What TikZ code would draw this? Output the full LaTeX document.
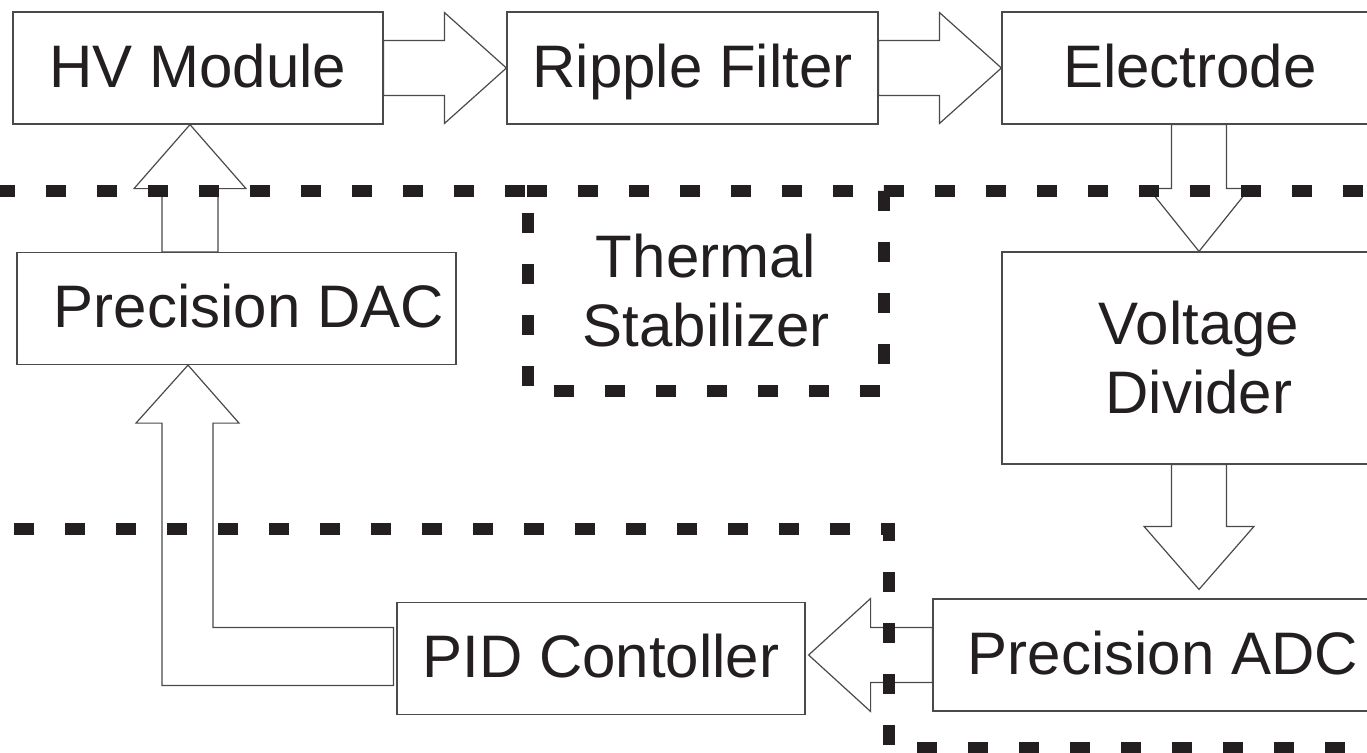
\documentclass[tikz,border=0pt]{standalone}
\usepackage{fontspec}
\setmainfont{Liberation Sans}
\usetikzlibrary{calc}
\definecolor{ink}{HTML}{231F20}
\definecolor{edge}{HTML}{4A4A4A}
% horizontal block arrow: start, tip, shaft half, head half, head length (negative = leftwards)
\newcommand\fatH[5]{\draw[fat] let \p1=(#1), \p2=(#2) in
  ({\x1},{\y2+#3}) -- ({\x2-(#5)},{\y2+#3}) -- ({\x2-(#5)},{\y2+#4}) -- ({\x2},{\y2}) --
  ({\x2-(#5)},{\y2-#4}) -- ({\x2-(#5)},{\y2-#3}) -- ({\x1},{\y2-#3}) -- cycle;}
% vertical block arrow: start, tip, shaft half, head half, head length (positive = downwards)
\newcommand\fatV[5]{\draw[fat] let \p1=(#1), \p2=(#2) in
  ({\x2+#3},{\y1}) -- ({\x2+#3},{\y2+(#5)}) -- ({\x2+#4},{\y2+(#5)}) -- ({\x2},{\y2}) --
  ({\x2-#4},{\y2+(#5)}) -- ({\x2-#3},{\y2+(#5)}) -- ({\x2-#3},{\y1}) -- cycle;}
\begin{document}
\begin{tikzpicture}[x=1pt,y=-1pt,
  big/.style={font=\fontsize{60pt}{69pt}\selectfont},
  box/.style={draw=edge, line width=1.2pt, fill=white, inner sep=0pt, text=ink, big,
    text height=43pt, text depth=5pt, minimum height=112pt},
  bigbox/.style={draw=edge, line width=1.2pt, fill=white, inner sep=0pt, text=ink, big, align=center},
  label/.style={inner sep=0pt, text=ink, big, align=center},
  fat/.style={draw=edge, line width=1.2pt, fill=white, line join=miter},
  dashline/.style={draw=ink, line width=11.5pt, dash pattern=on 20pt off 31pt}]
\useasboundingbox (0,0) rectangle (1367,752);

% blocks
\node[box, minimum width=370pt] (hv) at (198,68) {HV Module};
\node[box, minimum width=371pt] (rf) at (692.5,68) {Ripple Filter};
\node[box, minimum width=394pt] (el) at (1199,68) {Electrode\hspace*{18pt}};
\node[box, minimum width=439pt] (dac) at (236.5,308.5) {\hspace*{25pt}Precision DAC};
\node[bigbox, minimum width=394pt, minimum height=212pt] (vd) at (1199,358) {Voltage\\Divider};
\node[box, minimum width=460pt] (adc) at (1163,655) {Precision ADC};
\node[box, minimum width=408pt] (pid) at (601,658.5) {PID Contoller};
\node[label] (ts) at (706,290.5) {Thermal\\Stabilizer};

% block arrows
\fatH{hv.east}{rf.west}{27.5pt}{55.5pt}{62pt}
\fatH{rf.east}{el.west}{27.5pt}{55.5pt}{62pt}
\fatV{el.south}{vd.north}{27.5pt}{50.5pt}{63pt}
\coordinate (t2) at ($(vd.south |- adc.north)+(0,-9)$);
\fatV{vd.south}{t2}{27.5pt}{55pt}{63pt}
\coordinate (t3) at ([xshift=3pt]pid.east |- adc.west);
\fatH{adc.west}{t3}{27.5pt}{56.5pt}{-62pt}
\coordinate (t1) at ([xshift=-8pt]hv.south);
\coordinate (s1) at (t1 |- dac.north);
\fatV{s1}{t1}{28pt}{56pt}{-64pt}
\coordinate (t4) at ([xshift=-48.5pt]dac.south);
\draw[fat] let \p1=(pid.west), \p2=(t4) in
  ({\x1-3pt},{\y1+31pt}) -- ({\x2+25pt},{\y1+31pt}) -- ({\x2+25pt},{\y2-58pt}) -- ({\x2+51pt},{\y2-58pt}) --
  ({\x2},{\y2}) -- ({\x2-52pt},{\y2-58pt}) -- ({\x2-26pt},{\y2-58pt}) -- ({\x2-26pt},{\y1-27pt}) --
  ({\x1-3pt},{\y1-27pt}) -- cycle;

% dashed region borders
\draw[dashline, dash phase=5pt] (0,191) -- (527,191);
\draw[dashline] (527,191) -- (884,191) -- (884,391) -- (528,391) -- (528,191);
\draw[dashline] (884,191) -- (1367,191);
\draw[dashline] (14,529) -- (889,529) -- (889,748) -- (1367,748);
\end{tikzpicture}
\end{document}
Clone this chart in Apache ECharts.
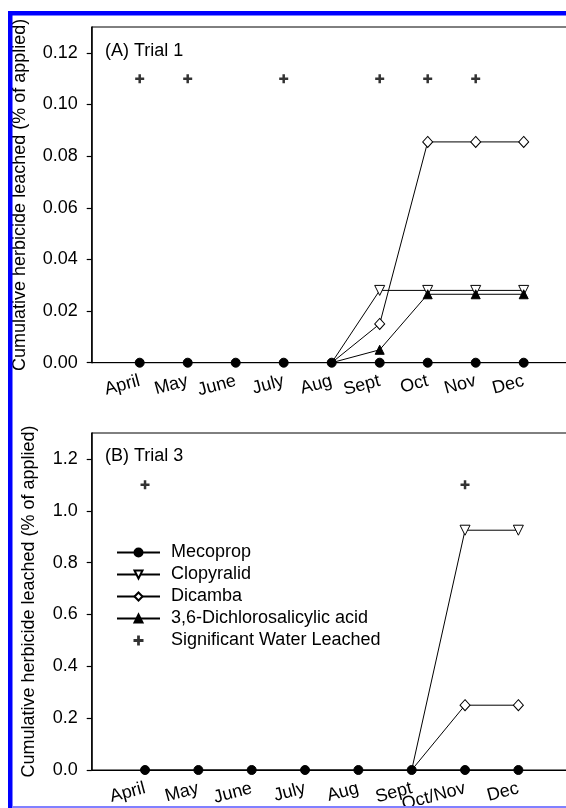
<!DOCTYPE html>
<html>
<head>
<meta charset="utf-8">
<script src="https://cdn.jsdelivr.net/npm/echarts@6/dist/echarts.min.js"></script>
<style>
  html, body { margin: 0; padding: 0; background: #fff; }
  #main { width: 566px; height: 808px; }
</style>
</head>
<body>
<div id="main"></div>
<script>
// Trial 1 (top panel)
var monthsA = ['April', 'May', 'June', 'July', 'Aug', 'Sept', 'Oct', 'Nov', 'Dec'];
var mecopropA = [0, 0, 0, 0, 0, 0, 0, 0, 0];
var clopyralidA = [null, null, null, null, 0, 0.028, 0.028, 0.028, 0.028];
var dicambaA = [null, null, null, null, 0, 0.015, 0.0855, 0.0855, 0.0855];
var dcsaA = [null, null, null, null, 0, 0.005, 0.0265, 0.0265, 0.0265];
var waterA = [0.11, 0.11, null, 0.11, null, 0.11, 0.11, 0.11, null];
var yTicksA = [0, 0.02, 0.04, 0.06, 0.08, 0.10, 0.12];

// Trial 3 (bottom panel)
var monthsB = ['April', 'May', 'June', 'July', 'Aug', 'Sept', 'Oct/Nov', 'Dec'];
var mecopropB = [0, 0, 0, 0, 0, 0, 0, 0];
var clopyralidB = [null, null, null, null, null, 0, 0.925, 0.925];
var dicambaB = [null, null, null, null, null, 0, 0.25, 0.25];
var waterB = [1.1, null, null, null, null, null, 1.1, null];
var yTicksB = [0, 0.2, 0.4, 0.6, 0.8, 1.0, 1.2];

var FONT = 'Liberation Sans, Arial, sans-serif';
var PLUS = 'path://M3.25,0H5.75V3.25H9V5.75H5.75V9H3.25V5.75H0V3.25H3.25Z';

// pair each value with its month position (1 = first month)
function pts(arr) {
  return arr.map(function (v, i) { return [i + 1, v]; });
}

// same, but the zero start point of a rising series hides under the mecoprop dot
function ptsHideZero(arr) {
  return arr.map(function (v, i) {
    if (v === 0) return { value: [i + 1, v], symbol: 'none' };
    return [i + 1, v];
  });
}

function xAxisFor(idx, months, max) {
  return {
    type: 'value', gridIndex: idx, min: 0, max: max, interval: 1,
    axisLine: { lineStyle: { color: '#000', width: 1 } },
    axisTick: { show: false },
    splitLine: { show: false },
    axisLabel: {
      rotate: 15, margin: 18, fontSize: 18, color: '#000', fontFamily: FONT,
      customValues: months.map(function (m, i) { return i + 1; }),
      formatter: function (v) { return months[v - 1] || ''; }
    }
  };
}

function yAxisFor(idx, ticks, max, digits, gap) {
  return {
    type: 'value', gridIndex: idx, min: 0, max: max,
    name: 'Cumulative herbicide leached (% of applied)',
    nameLocation: 'middle', nameGap: gap,
    nameTextStyle: { fontSize: 18, color: '#000', fontFamily: FONT },
    axisLine: { show: true, lineStyle: { color: '#000', width: 1.5 } },
    axisTick: { show: true, length: 5, customValues: ticks, lineStyle: { color: '#000', width: 1.2 } },
    splitLine: { show: false },
    axisLabel: {
      margin: 14, fontSize: 18, color: '#000', fontFamily: FONT,
      customValues: ticks,
      formatter: function (v) { return v.toFixed(digits); }
    }
  };
}

function lineSeries(name, idx, data, symbol, size, fill, rot, z) {
  return {
    name: name, type: 'line', xAxisIndex: idx, yAxisIndex: idx,
    data: z ? pts(data) : ptsHideZero(data),
    symbol: symbol, symbolSize: size, symbolRotate: rot || 0,
    showAllSymbol: true, connectNulls: false, z: z || 2,
    lineStyle: { color: '#000', width: 1 },
    itemStyle: { color: fill, borderColor: '#000', borderWidth: 1 },
    emphasis: { disabled: true }
  };
}

function waterSeries(idx, data) {
  return {
    name: 'Significant Water Leached', type: 'scatter', xAxisIndex: idx, yAxisIndex: idx,
    data: pts(data).filter(function (p) { return p[1] !== null; }),
    symbol: PLUS, symbolSize: 9, itemStyle: { color: '#000' },
    emphasis: { disabled: true }
  };
}

var chart = echarts.init(document.getElementById('main'), null, { renderer: 'canvas' });
chart.setOption({
  animation: false,
  backgroundColor: '#fff',
  textStyle: { fontFamily: FONT },
  grid: [
    { left: 91.7, top: 27, right: -5.7, height: 335.7, outerBoundsMode: 'none', containLabel: false,
      show: true, borderColor: '#000', borderWidth: 1, backgroundColor: 'transparent' },
    { left: 91.7, top: 433, right: -5.7, height: 337, outerBoundsMode: 'none', containLabel: false,
      show: true, borderColor: '#000', borderWidth: 1, backgroundColor: 'transparent' }
  ],
  xAxis: [xAxisFor(0, monthsA, 10), xAxisFor(1, monthsB, 9)],
  yAxis: [yAxisFor(0, yTicksA, 0.13, 2, 63), yAxisFor(1, yTicksB, 1.3, 1, 54)],
  legend: {
    orient: 'vertical', left: 116, top: 543.5, padding: 0,
    itemWidth: 43, itemHeight: 10, itemGap: 4, selectedMode: false,
    textStyle: { fontSize: 18, color: '#000', fontFamily: FONT, padding: [0, 0, 0, 6] },
    data: ['Mecoprop', 'Clopyralid', 'Dicamba', '3,6-Dichlorosalicylic acid', 'Significant Water Leached']
  },
  graphic: [
    { type: 'rect', shape: { x: 8, y: 11, width: 558, height: 4.5 }, style: { fill: '#0000ff' }, z: 100 },
    { type: 'rect', shape: { x: 8, y: 11, width: 4.5, height: 797 }, style: { fill: '#0000ff' }, z: 100 },
    { type: 'rect', shape: { x: 12, y: 806, width: 554, height: 2 }, style: { fill: '#8080ff' }, z: 100 },
    { type: 'text', left: 105, top: 42, style: { text: '(A) Trial 1', fill: '#000', font: '18px ' + FONT } },
    { type: 'text', left: 105, top: 447, style: { text: '(B) Trial 3', fill: '#000', font: '18px ' + FONT } }
  ],
  series: [
    lineSeries('Clopyralid', 0, clopyralidA, 'triangle', 10, '#fff', 180),
    lineSeries('Dicamba', 0, dicambaA, 'diamond', [10, 11], '#fff'),
    lineSeries('3,6-Dichlorosalicylic acid', 0, dcsaA, 'triangle', 9, '#000'),
    lineSeries('Mecoprop', 0, mecopropA, 'circle', 9, '#000', 0, 3),
    waterSeries(0, waterA),
    lineSeries('Clopyralid', 1, clopyralidB, 'triangle', 10, '#fff', 180),
    lineSeries('Dicamba', 1, dicambaB, 'diamond', [10, 11], '#fff'),
    lineSeries('Mecoprop', 1, mecopropB, 'circle', 9, '#000', 0, 3),
    waterSeries(1, waterB)
  ]
});
</script>
</body>
</html>
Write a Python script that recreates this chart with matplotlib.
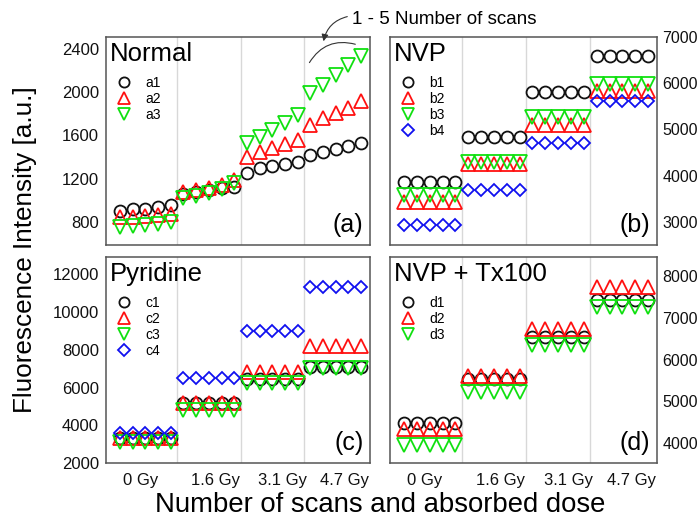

.....

▶ [Set problem]
Using the material above, work out how many lines contain the string "script". Give that number alone.

▶ [Right answer]
4